2.5 but not worth rounding up
In 1939, King George V and his wife Mary tour Canada and the United States with the objective of strengthening US/British ties to make American help for Britain more likely in a war with Germany that was seeming more and more likely. This thriller recounts, in tedious detail, a plot by various US movers and shakers to assassinate the royal couple once they enter the US, toward the end of keeping the US out of the war, and the efforts by law enforcement from both sides of the Atlantic to unravel and thwart it.
I began to think that the author was paid by the word as the details piled on - endless descriptions of the layout of the 1939 World's Fair in New York City, of what the assassin had for lunch one day while scoping out said World's Fair grounds, of the route taken by a royal factotum within Windsor Castle to deliver mail to George V, and always, the routes various characters take, road by immaterial road, whether in Havana, Dublin, D.C., to get from Point A to Point B. I did not find the details adding up to much of anything but pages; they didn't create a mood, or help me picture the scene.

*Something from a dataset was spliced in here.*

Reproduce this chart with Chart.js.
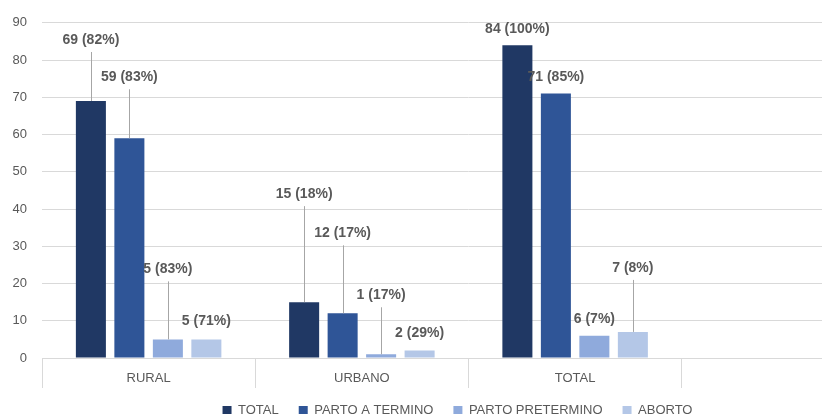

I also wasn't crazy about the characters. Jane Todd, tough girl reporter and absolute Mary Sue, was all cliché all the time. The Royal Couple were royally unpleasant. The only person who didn't have a nasty edge to him - an Irishman turned Scotland Yard detective - seemed clueless much of the time, making his ultimate role in the plot a bit improbable. And the whole book was written with a world-weary, cynical tone that grated on my nerves.
And if you know anything about WWII or the British royal family, from any of the many, many depictions of George in film or TV in the last 20 years, then you already know how this ends; so, not much suspense.
All in all, this book reminded me of why I choose mysteries over thrillers!